京都女子大学国際交流センター助教授 滑川恵理子

【NAMEKAWA Eriko】気持ちよく晴れ上がった五月の週末、私はあるイベントの会場に向かっていました。それは小さな子どもをもつ多文化ファミリーのためのイベントで、その日のテーマは「中国を知ろう」、文化紹介や絵本の読み聞かせがあるといいます。私は一参加者ですが、会場が近づくにつれ緊張してきました。私が仲間たちと製作したオリジナルの絵本の読み聞かせがあるからです。とは言っても、私や仲間たちとは全く面識のない、若い中国人留学生の方が、私たちが作った中国語と日本語の絵本「ヤンヤンちゃんとおにいちゃん」の読み聞かせをするというのです。まさに「手塩にかけた娘を嫁に出す」の心境です。その若い中国人留学生の方は半年ほど前に同じ会場で行われたトークイベントで、私たちがオリジナルの絵本を紹介したときzoom参加してくださったそうです。

私たちの活動とは、日本に住む外国出身のお父さんお母さんの子どもの頃のエピソードなどをもとに、親御さんの母語と日本語の二言語によるオリジナルの絵本を作り、webサイトで公開するというものです。関西地域にある、外国につながる子どもと親御さんのためのボランティアによる支援教室を拠点としています。是非私たちのサイト「たげんごオリジナルえほん」を検索してみてください。これまで、中国出身のお母さん、メキシコ出身のお母さん、シリア出身の家族の物語を題材に二言語音声付動画を製作、公開しています。自由にページをめくって読み聞かせが楽しめる「見開き絵本」もあります。

中国語と日本語による読み聞かせが始まりました。二つの言語を交互に読めるように作ってあるのが私たちのポリシーです。日本語も中国人留学生の方が読みましたが、張りのある声で明るく読み上げてくれました。聴衆の小さな子どもたちへのアピールも上手です。「ひとたび世に出したら本は読者のもの」と言いますが、「我が子の独り立ち」に立ち会ったような誇らしい気持ちになりました。
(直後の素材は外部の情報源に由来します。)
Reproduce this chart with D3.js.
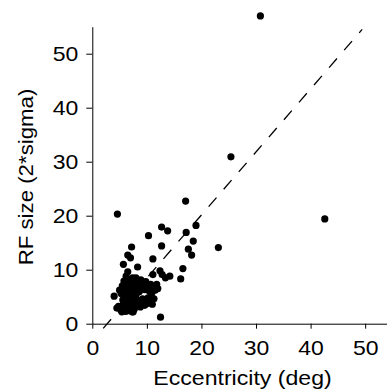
<!DOCTYPE html>
<html>
<head>
<meta charset="utf-8">
<script src="https://cdn.jsdelivr.net/npm/d3@7"></script>
<style>
  body { margin: 0; background: #fff; }
  svg { display: block; }
</style>
</head>
<body>
<div id="chart"></div>
<script>
// eccentricity (deg) vs RF size (2*sigma), one entry per cell
const ecc = [
  30.8, 25.4, 42.6, 4.6, 17.1, 23.1, 19.0, 17.2, 18.5, 17.6, 18.2, 16.6, 16.2,
  12.7, 13.8, 10.3, 12.7, 11.1, 7.2, 6.5, 7.0, 5.7, 8.3, 12.4, 11.1, 12.8, 13.4,
  14.2, 12.5, 4.0, 6.2, 6.5,
  5.8, 6.3, 6.8, 7.2, 7.6, 8.0, 8.5, 8.9, 9.3, 9.8, 10.2, 10.7, 11.3, 11.8,
  6.0, 6.6, 7.1, 7.8, 8.3, 9.0, 9.6, 10.4, 11.0, 11.5,
  5.3, 5.9, 6.4, 7.0, 7.5, 8.1, 10.8, 11.3, 5.6, 6.2, 6.9, 7.4, 8.4, 9.2, 10.2,
  4.8, 5.2, 5.9, 6.5, 7.0, 7.7, 8.2, 8.8, 9.6, 10.5, 11.0, 7.5, 4.5, 5.4,
  5.0, 5.5, 6.1, 6.6, 7.3, 7.9, 8.6, 9.3, 10.0, 10.6, 8.0, 7.4, 6.0, 6.8, 7.6,
  8.6, 6.5, 7.2, 8.0, 7.9, 6.7, 5.7, 6.1, 7.3, 8.5, 9.4, 10.0, 11.8, 12.0
];
const rfSize = [
  57.0, 30.9, 19.4, 20.3, 22.7, 14.1, 18.2, 16.9, 15.3, 13.8, 12.7, 10.2, 8.3,
  17.9, 17.2, 16.3, 14.4, 12.0, 14.2, 12.7, 12.2, 11.0, 10.5, 9.8, 9.1, 9.1, 8.5,
  8.8, 1.2, 5.1, 8.8, 9.6,
  7.9, 8.3, 7.6, 8.0, 7.3, 7.9, 7.5, 8.1, 7.4, 7.8, 7.0, 7.3, 6.8, 6.6,
  6.8, 6.4, 6.9, 6.5, 6.9, 6.6, 6.3, 6.1, 5.9, 6.2,
  5.6, 5.2, 5.8, 5.4, 5.0, 5.6, 5.2, 4.6, 4.4, 4.0, 4.5, 3.9, 4.3, 4.6, 4.8,
  3.2, 2.6, 3.0, 2.4, 3.3, 2.7, 3.5, 3.1, 3.4, 3.9, 3.6, 2.2, 2.9, 2.2,
  6.2, 7.0, 7.4, 7.1, 7.6, 7.0, 6.6, 6.9, 6.7, 6.6, 8.5, 8.5, 6.0, 6.0, 5.8,
  5.9, 5.0, 4.8, 4.7, 4.1, 3.7, 3.6, 2.3, 2.2, 3.9, 4.0, 3.7, 7.3, 6.5
];
// dashed fit line end points
const fitX = [2.0, 49.45];
const fitY = [-0.86, 54.5];
const xTicks = [0, 10, 20, 30, 40, 50];
const yTicks = [0, 10, 20, 30, 40, 50];

const W = 387, H = 392;
const svg = d3.select('#chart').append('svg')
  .attr('width', W).attr('height', H);

const x = d3.scaleLinear().domain([0, 54]).range([92.3, 387]);
const y = d3.scaleLinear().domain([0, 55]).range([323.7, 26.7]);

const font = '"Liberation Sans", Arial, Helvetica, sans-serif';

// x axis
const gx = svg.append('g')
  .attr('transform', `translate(0,${y(0)})`)
  .call(d3.axisBottom(x).tickValues(xTicks).tickSize(5).tickPadding(12).tickSizeOuter(0));
gx.select('.domain').attr('stroke', '#000');
gx.selectAll('.tick line').attr('stroke', '#000');
gx.selectAll('text')
  .attr('font-family', font).attr('font-size', 20).attr('fill', '#000')
  .attr('transform', 'scale(1.15,1)');

// y axis
const gy = svg.append('g')
  .attr('transform', `translate(${x(0)},0)`)
  .call(d3.axisLeft(y).tickValues(yTicks).tickSize(6).tickPadding(8).tickSizeOuter(0));
gy.select('.domain').attr('stroke', '#000');
gy.selectAll('.tick line').attr('stroke', '#000');
gy.selectAll('text')
  .attr('font-family', font).attr('font-size', 20).attr('fill', '#000')
  .attr('x', -14 / 1.15)
  .attr('transform', 'scale(1.15,1)');

// fit line
svg.append('line')
  .attr('x1', x(fitX[0])).attr('y1', y(fitY[0]))
  .attr('x2', x(fitX[1])).attr('y2', y(fitY[1]))
  .attr('stroke', '#000')
  .attr('stroke-width', 1.3)
  .attr('stroke-dasharray', '12,11');

// dots
svg.selectAll('circle.pt')
  .data(d3.range(ecc.length))
  .join('circle')
  .attr('class', 'pt')
  .attr('cx', (i) => x(ecc[i]))
  .attr('cy', (i) => y(rfSize[i]))
  .attr('r', 3.6)
  .attr('fill', '#000');

// axis titles
svg.append('text')
  .attr('transform', 'translate(242.5,385) scale(1.1,1)')
  .attr('text-anchor', 'middle')
  .attr('font-family', font).attr('font-size', 21)
  .text('Eccentricity (deg)');

svg.append('text')
  .attr('transform', 'translate(33,177) rotate(-90) scale(1.06,1)')
  .attr('text-anchor', 'middle')
  .attr('font-family', font).attr('font-size', 21)
  .text('RF size (2*sigma)');
</script>
</body>
</html>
終わってから留学生のみなさんと話をしました。中国語の絵本は昔話ならいろいろあるけれど、これは今の時代を生きている普通の人の物語、特に日本で生まれて親の言語や文化に親しむ機会がない子どもたちのためにこのような絵本が必要、親の子どもの頃などを知ることができる、私たちも子どもの頃を思い出す等々…若いみなさんが語ってくれたことは私たちの活動の意図そのものでした。

これからも「自慢の娘」が多くの手に渡って花咲き、子どもたちの母語・継承語学習の輪が広がっていくことを楽しみにしています。


滑川恵理子(NAMEKAWA Eriko)さん

神奈川県出身。30歳代で中国語通訳を目指して猛勉強するものの挫折。そんなある日「中国語ができるなら中国から来た中学生に日本語を教えてほしい」と教育委員会の人に頼まれたことから、日本語指導協力者および地域のボランティアとして外国から来た子どもたちとその家族の支援に携わる。その後大学院に進学、博士号を取得後、2020年から京都女子大学で日本語教師課程を担当している。2019年から「たげんごオリジナルえほん」の活動を展開中。https://tagengo-orijinal-ehon.com/

【2つのリレー質問】

① ずばり一言、本は「私」にとって?

人と人をつないでくれるもの

② 記憶に鮮明に残っている子ども時代の一冊は?

宮沢賢治の詩『雨ニモマケズ』 小6くらいで暗唱して今でも言えます。